UGA is structured as a commodity pool, a private investment structure that groups investor contributions in order to trade futures and options in commodities. It's designed to track the movements of gasoline prices. The ETF offers investors a way to bet on a rise in gasoline prices by investing in futures contracts on reformulated gasoline blendstock for oxygen blending (RBOB) and other gasoline-related futures. The fund may also invest in forwards and swap contracts. It provides investors with a way to implement a short-term tactical tilt toward a specific segment of the energy market and isn't likely to appeal to those building a long-term, buy-and-hold portfolio.
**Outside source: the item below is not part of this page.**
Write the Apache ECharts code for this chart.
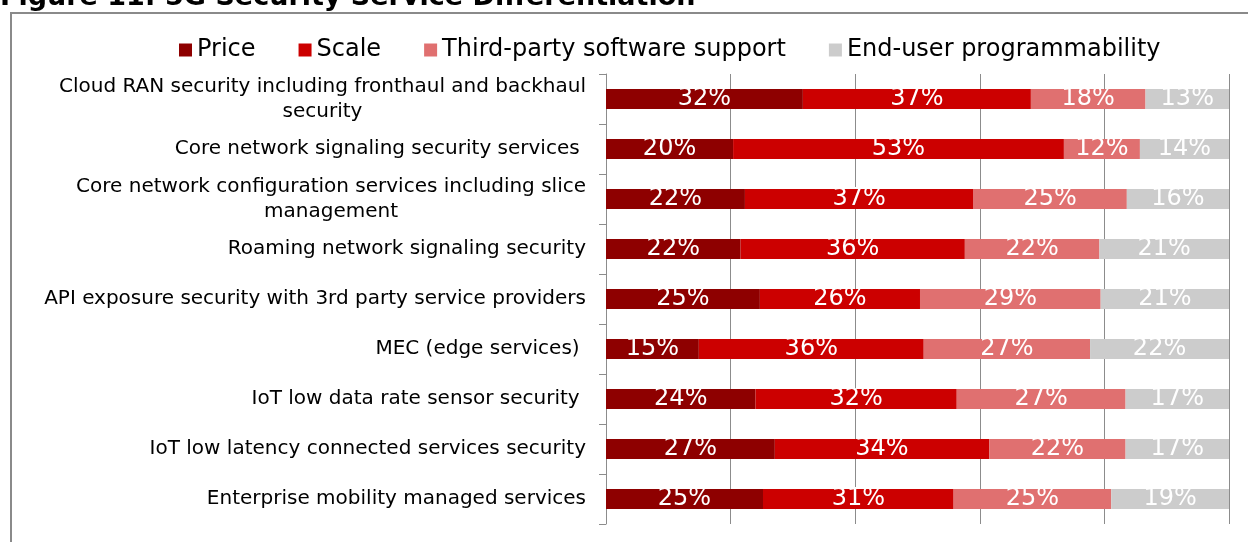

United States Brent Oil Fund (BNO)

  • Performance Over One Year: 39.1%
  • Expense Ratio: 1.09%
  • Annual Dividend Yield: N/A
  • Three-Month Average Daily Volume: 407,155
  • Assets Under Management: $270.7 million
  • Inception Date: June 10, 2010
  • Issuer: Marygold Cos, Inc.

BNO is also structured as a commodity pool. BNO's aim is that daily percentage changes in its shares' net asset value (NAV) are mirrored in fluctuations in the spot price of Brent Crude oil. That price is measured by movements in the price of the BNO's Benchmark Oil Futures Contract. The ETF's benchmark is a near-month futures contract traded on the ICE Futures Exchange. Because Brent Crude often trades at a different price from West Texas Intermediate (WTI), BNO can be a useful way of gaining alternative exposure. Its primary holdings are Brent Crude oil futures contracts. BNO may also invest in forwards and swap contracts.

Invesco DB Energy Fund (DBE)

  • Performance Over One Year: 38.4%
  • Expense Ratio: 0.77%
  • Annual Dividend Yield: N/A
  • Three-Month Average Daily Volume: 142,442
  • Assets Under Management: $229.5 million
  • Inception Date: Jan. 5, 2007
  • Issuer: Invesco

Like the other two funds, DBE is also structured as a commodity pool. It invests in futures contracts of some of the most heavily traded commodities in the world, including light sweet crude oil (WTI), heating oil, Brent crude oil, RBOB gasoline, and natural gas. Its goal is to track changes in the DBIQ Optimum Yield Energy Index Excess Return, which includes futures contracts on heavily traded energy commodities. The fund provides a cost-effective and convenient way for investors to gain exposure to futures of energy commodities. However, it may not be suitable for all investors, as the fund is focused on investments within highly volatile markets.